Daiwa Trader Writes Tell-All Book From Jail
A former star bond trader who lost $1.1 billion at Daiwa Bank writes from his prison cell that managers at the New York branch were so inept he made unauthorized deals in their presence.
“The Confession,” by Toshihide Iguchi, also accuses U.S. and Japanese authorities of sloppy inspections and describes an elaborate cover-up of the losses by Daiwa. The publisher, Bungei Shunju, made the book available to journalists in Tokyo on Tuesday.
Executives in the New York branch of the giant Japanese bank barely spoke English and knew so little about trading, Iguchi says, that he regularly made $100- million unauthorized bond trades on the phone right under their noses.
When a nerve-wracked Iguchi finally told his bosses about the snowballing losses in July 1995, they were merely determined to hide it from U.S. authorities, the book says.
The Daiwa executives advised Iguchi to keep quiet and to destroy the computer disk with his confession, even offering him a position in Japan to keep the scandal under wraps while they figured out what to do, according to the book.
“Everyone agrees that if this becomes a problem in America, we will be in big trouble,” Iguchi quotes an executive as saying.
Daiwa wound up paying a record $340-million U.S. criminal fine for its part in Iguchi’s cover-up. It was forced to close its U.S. operations last year. A former general manager of Daiwa’s New York branch has pleaded guilty to helping the cover-up and was sentenced to two months in prison.
Iguchi, who pleaded guilty to fraud, was sentenced last month by a U.S. District judge to four years in prison, fined $2 million and ordered to pay $570,000 in restitution.
An attorney for Iguchi in New York declined to say how much he was paid for the book. Iguchi will use the money to pay his fines and restitution, said Vincent Briccetti, the lawyer.
“He has financial obligations, and he will meet them,” Briccetti said.
Daiwa Bank declined to comment on the book. Spokesman Keizo Tsujiyama said the bank was not consulted on the project.
Daiwa’s losses rivaled some of the biggest financial fiascoes ever, including $2.6 billion in losses Sumitomo Corp. blamed on its former chief copper trader, Yasuo Hamanaka. The Japanese trading company said in June that Hamanaka, like Iguchi, forged documents to cover up losses from a decade of unauthorized trading. Japanese authorities arrested Hamanaka in October.
Similarly, British investment bank Barings pinned its 1995 bankruptcy on $1.4 billion in trading losses amassed by Nicholas Leeson, a trader in the British merchant bank’s Singapore office who got in over his head trading Japanese bond futures and options. Leeson is serving a 6 1/2-year sentence in a Singapore prison after pleading guilty to fraud.

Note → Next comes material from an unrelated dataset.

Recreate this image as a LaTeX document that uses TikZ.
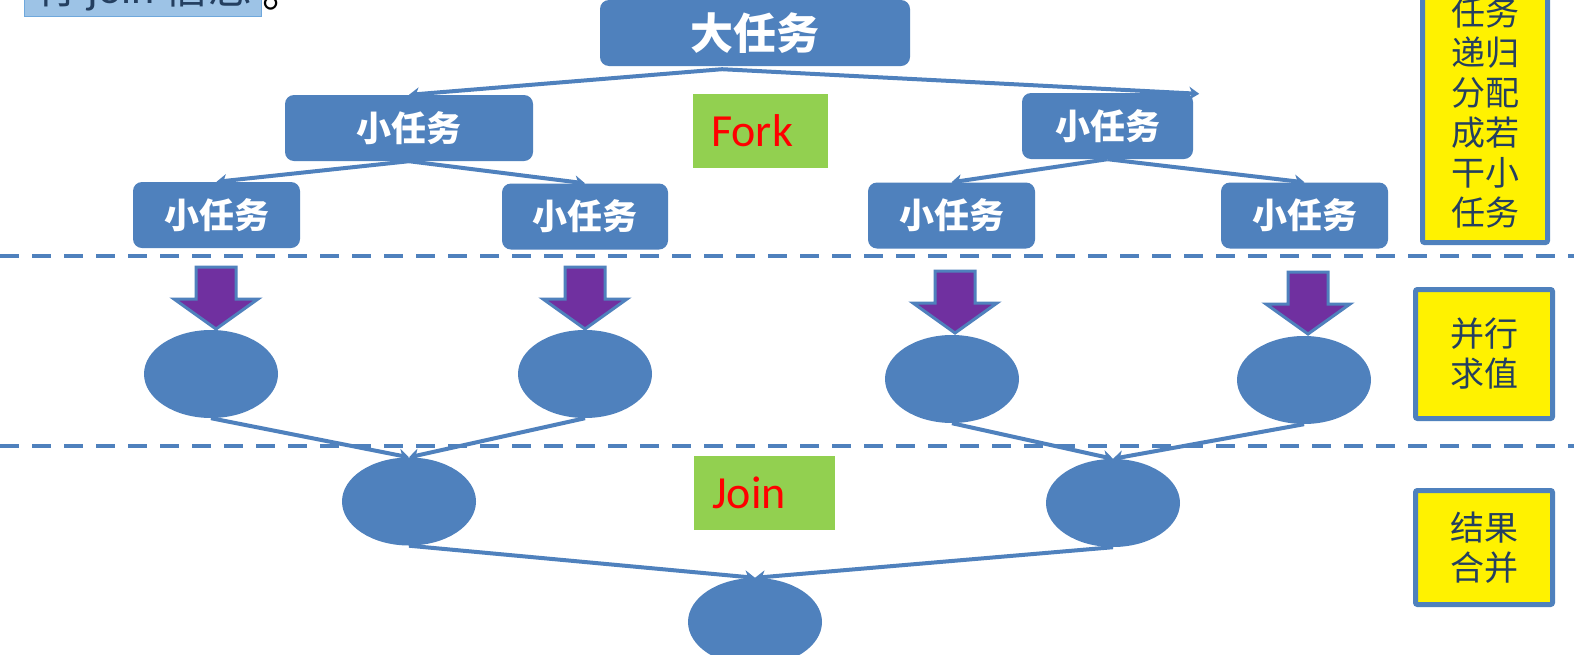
\documentclass[tikz,border=0pt]{standalone}
\usepackage{fontspec}
\setmainfont{Carlito}
\newfontfamily\cjk{Noto Sans CJK SC}
\usetikzlibrary{shapes.geometric,arrows.meta,calc}
\definecolor{tblue}{HTML}{4F81BD}
\definecolor{tpurple}{HTML}{7030A0}
\definecolor{tgreen}{HTML}{92D050}
\definecolor{tnavy}{HTML}{243F60}
\definecolor{tlight}{HTML}{9DC3E6}
\definecolor{tlightb}{HTML}{6FA8DC}
\begin{document}
\begin{tikzpicture}[x=1pt,y=-1pt,
 taskbox/.style={fill=tblue, rounded corners=9pt, inner sep=0pt, text=white, minimum height=66pt, font=\cjk\bfseries\fontsize{35}{35}\selectfont},
 blob/.style={ellipse, fill=tblue, inner sep=0pt, minimum width=134pt, minimum height=88pt},
 link/.style={draw=tblue, line width=4pt, -{Stealth[length=10pt,width=13pt,inset=3pt]}},
 sep/.style={draw=tblue, line width=4pt, dash pattern=on 19pt off 13pt},
 note/.style={fill=yellow, draw=tblue, line width=5pt, rounded corners=2pt, inner sep=0pt, text=tnavy, font=\cjk\fontsize{34}{40}\selectfont, align=center},
 greenbox/.style={fill=tgreen, inner ysep=0pt, inner xsep=18pt, minimum height=74pt, anchor=west, align=left, text=red, font=\fontsize{46}{46}\selectfont},
 downarrow/.pic={\draw[fill=tpurple, draw=tblue, line width=3pt, miter limit=10] (0,0) -- (-42,-30) -- (-20,-30) -- (-20,-62) -- (20,-62) -- (20,-30) -- (42,-30) -- cycle;}
]
\useasboundingbox (0,0) rectangle (1574,654);
\fill[white] (0,0) rectangle (1574,654);

% header remnant
\node[fill=tlight, draw=tlightb, line width=1pt, anchor=base west, minimum width=237pt, inner ysep=0pt, text depth=13.5pt, text=tnavy, font=\fontsize{44}{44}\selectfont] (hdr) at (24,3) {{\cjk 有} join {\cjk 信息}};
\node[anchor=base west, inner sep=0pt, font=\cjk\fontsize{44}{44}\selectfont] (dot) at (262,7) {。};

% separators
\draw[sep] (0,256) -- (1574,256);
\draw[sep] (0,446) -- (1574,446);

% task boxes
\node[taskbox, minimum width=310pt, font=\cjk\bfseries\fontsize{43}{43}\selectfont] (big) at (755,33) {大任务};
\node[taskbox, minimum width=248pt] (b1) at (409,128) {小任务};
\node[taskbox, minimum width=171pt] (b2) at (1107.5,126) {小任务};
\node[taskbox, minimum width=167pt] (c1) at (216.5,215) {小任务};
\node[taskbox, minimum width=166pt] (c2) at (585,216.5) {小任务};
\node[taskbox, minimum width=167pt] (c3) at (951.5,215.5) {小任务};
\node[taskbox, minimum width=167pt] (c4) at (1304.5,215.5) {小任务};

\coordinate (apex) at ($(big.south)+(-33,3)$);
\coordinate (b2tip) at ($(b2.north east)+(6,1)$);
\draw[link] (apex) -- (b1.north);
\draw[link] (apex) -- (b2tip);
\draw[link] (b1.south) -- (c1.north);
\draw[link] (b1.south) -- (c2.north);
\draw[link] (b2.south) -- (c3.north);
\draw[link] (b2.south) -- (c4.north);

% green labels
\node[greenbox, text width=99pt] (fork) at (693,131) {Fork};
\node[greenbox, text width=105pt] (join) at (694,493) {Join};

% purple arrows
\pic at (216,329) {downarrow};
\pic at (585,329) {downarrow};
\pic at (955,333) {downarrow};
\pic at (1308,334) {downarrow};

% ellipses
\node[blob] (e1) at (211,374) {};
\node[blob] (e2) at (585,374) {};
\node[blob] (e3) at (952,379) {};
\node[blob] (e4) at (1304,380) {};
\node[blob] (j1) at (409,501.5) {};
\node[blob] (j2) at (1113,503) {};
\node[blob] (f) at (755,622) {};

\draw[link] (e1.south) -- (j1.north);
\draw[link] (e2.south) -- (j1.north);
\draw[link] (e3.south) -- (j2.north);
\draw[link] (e4.south) -- (j2.north);
\draw[link] (j1.south) -- (f.north);
\draw[link] (j2.south) -- (f.north);

% yellow notes
\node[note, minimum width=125pt, minimum height=259pt] (n1) at (1485,113) {任务\\递归\\分配\\成若\\干小\\任务};
\node[note, minimum width=137pt, minimum height=129pt] (n2) at (1484,354) {并行\\求值};
\node[note, minimum width=137pt, minimum height=114pt] (n3) at (1484,547.5) {结果\\合并};
\end{tikzpicture}
\end{document}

Iguchi’s 323-page book, due to reach Japanese stores next week, describes how U.S. federal inspectors failed in 1992 to uncover Daiwa’s secret dealing room, disguised as a storage area stacked with cardboard boxes.
The next year, the inspector spent only 15 minutes, instead of the planned two days, at Daiwa’s downtown office, Iguchi says.
When Japanese Finance Ministry officials came to check on Daiwa’s U.S. operations, they were more interested in playing tourist in Las Vegas, Iguchi says.
Officials at Japan’s Finance Ministry and the U.S. Federal Reserve refused to comment on the book or its allegations.
Iguchi, 45, says he scraped his pencils on a cell window frame to sharpen them and filled several pages of prison stationery a day.
“I thought that it would be my social responsibility to reveal the truth about the case, which left a huge stain in Japanese financial history,” Iguchi said in a handwritten statement released by the publisher.
His book is also a painful personal account of an ambitious man’s downfall.
With dreams of success, Iguchi went to an American university and landed a job at Daiwa, after struggling at a Japanese auto dealership and other odd jobs.
Although he acknowledges he pocketed $570,000, partly to buy a cottage in Pennsylvania, his 12 years of cheating at Daiwa proved costly.
Iguchi began to make more dubious trade risks to cover up his huge losses. The losses just grew bigger, forcing him into more illicit trades.
Tired of neglect, his wife left him. His two sons turned to drugs. Iguchi repeatedly thought about suicide. And he felt betrayed by Daiwa after his arrest, he says.
“If this serves as a lesson for many and helps Japan to become more international, I can perhaps feel redeemed that my suffering was not all in vain,” Iguchi writes.